If you have experience serving in the U.S. military and want to purchase a home, you may qualify for a VA loan. These types of loans for veterans can offer financial breaks that most other types of home loans don’t, and getting one of these loans may help you move into your ideal home faster. If you’re confused about how VA loans work, here are some answers to some commonly asked questions that will help you get a better understanding.
Who issues VA loans?
Like with other types of mortgages, VA loans are issued by banks and other financial institutions that offer them. However, unlike other home loans, VA loans are partially insured by the U.S. Department of Veterans Affairs. The additional insurance alleviates some of the risks that the financial institutions must take to issue the loans, which means that you might get a VA loan with better terms.
What are the eligibility requirements?
The eligibility requirements for the VA loan include a Certificate of Eligibility (COE) and a minimum amount of time served in the military. The exact minimum time depends on your branch of service and the nature of your duty. In most cases, you’ll need to meet at least one of the minimum service requirements:
- 90 consecutive days of wartime service
- 181 active days of peacetime service
- Six years of National Guard or Reserves service
- Being the spouse of a deceased service member who died as a result of their service
If you don’t meet one of these basic requirements, you might still be eligible for a VA loan if you were discharged honorably because of a medical condition or another circumstance that prevented you from fulfilling your service duties.
Can active service members still apply for VA loans?

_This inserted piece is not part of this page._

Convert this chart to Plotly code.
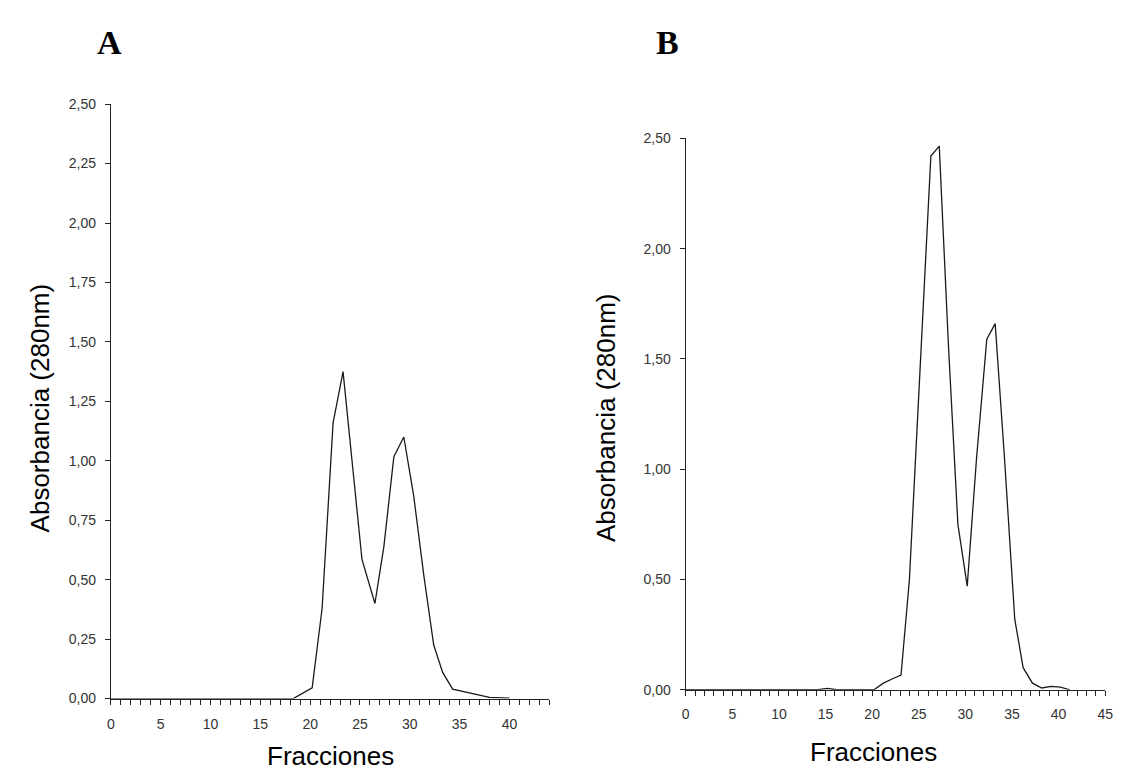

You don’t have to be retired from the military and can still be actively serving if you want to get a VA loan. You’ll just need to verify your active duty status when you apply for a COE. However, if your income from the military fluctuates because of differences in the amount of time that you actively serve, you may face additional challenges when seeking a loan from lenders, as you might be considered a greater risk for defaulting on loan payments.
Is a down payment required?
In the case of a VA loan, no down payment is required to get approved in most cases. The financial institution that issues the loan has the final say on whether a down payment is required, but many lenders won’t ask you to furnish money upfront to guarantee the loan. Even if your financial institution doesn’t require a down payment, you might get a better deal on your VA loan if you’re able to pay for part of the home with an upfront payment. Even though you won’t likely need to give a down payment, you’ll still have to pay a VA funding fee along with additional fees that are related to the closing costs.
What is the VA funding fee?
This is a one-time fee that most lenders require people who qualify for VA loans to pay before the loan money is given. The fee covers a percentage of the total loan amount, and the percentage that you pay will depend on your time in the military, whether you paid a down payment, and other factors. The VA funding fee chart is a handy online tool that you can use to calculate what you might have to pay to cover this fee.
Why does the home I want to buy need to be appraised before I can get the loan?
Most homes need to go through the appraisal process before lenders approve mortgages, regardless of the home loan type. For a VA home loan, a licensed appraiser who’s approved by the U.S. Department of Veterans Affairs will be sent by the lender to verify the home’s value. The appraiser will also inspect the home to ensure that it’s free of any defects that could pose safety hazards. In most cases, the appraisal fee is paid by the lender.
A VA loan may clear some of the roadblocks that are standing in your way to getting the right home. VA loans have helped many veterans realize their dreams of homeownership and saved applicants a lot of time and money.